Somewhere in the late 90's, not long after I had first gotten access to the internet, I got my hands on a couple of SNES roms of some various games. I don't know which ones exactly, but probably something like Mega Man X and Final Fantasy VI. I did not know what to do with these files or how to play them, so that was a bit of a disappointment. I didn't know anything about emulators or that they even existed, so that was pretty much that for those games.
Later on, still in the late 90's, I somehow discovered the existence of KGen and got my hands on some Mega Drive roms. That's been a large influence on the rediscovery of my love for 16-bit games. Since then, I've always had one or the other MD emulator on my computer. Once KGen became outdated due to the switch to Windows XP, I switched to Gens. I also had a little detour with PGen on the PS2, and more recently I switched to Kega Fusion for my MD emulation needs.

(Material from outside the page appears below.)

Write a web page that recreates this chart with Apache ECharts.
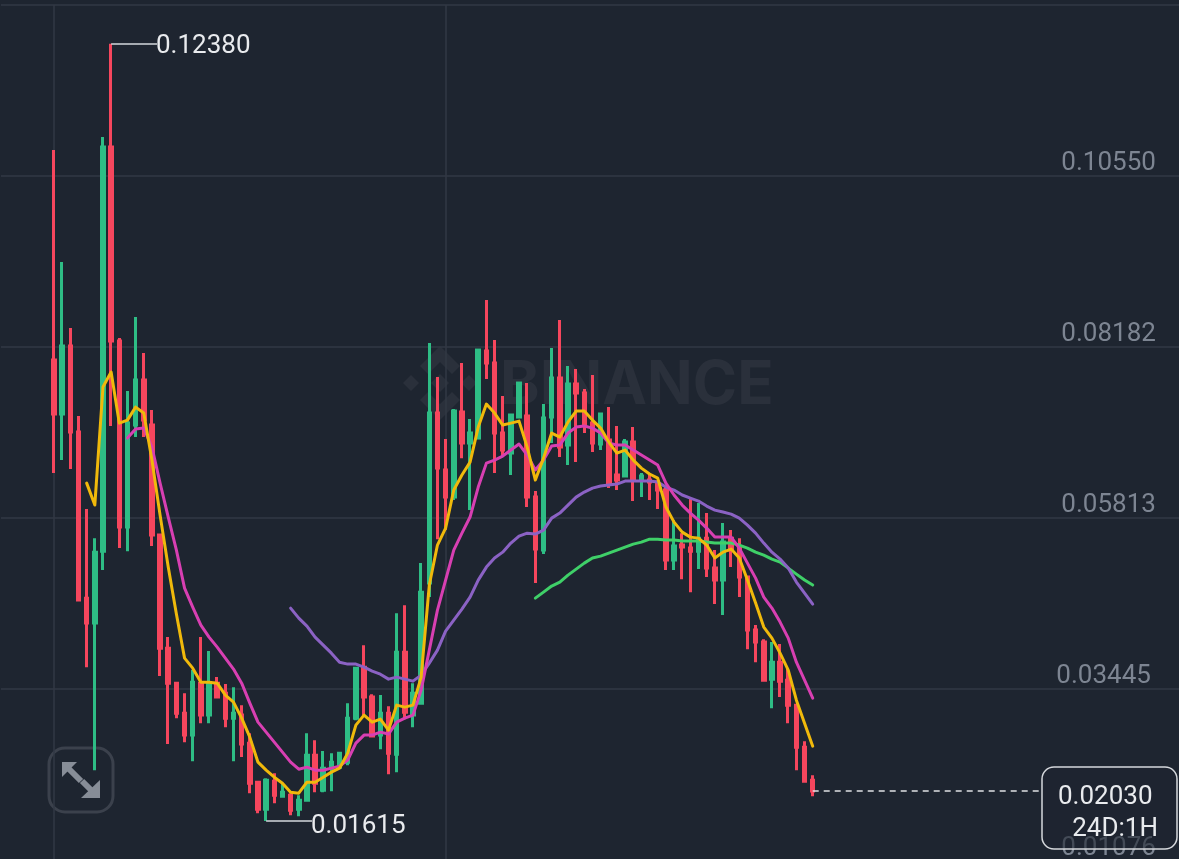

Right now I have all sorts of emulators on my PC. The aforementioned Fusion for MD/G, bsnes for the SNES, ePSXe for the PS1, DosBox for all the good ol' DOS games, Nebula for the Neo Geo CD, PCSX2 for the PS2 (as far as it works) and of course MAME for everything arcade. And that's just to name a few.
Having said that though, no emulator can beat the real thing for me. So if I truly care for a specific platform or game, and it is in any way feasible for me to get the real thing, then I will. Emulation is a nice substitute when it's not feasible, and it's great for testing purposes, but it has its limits.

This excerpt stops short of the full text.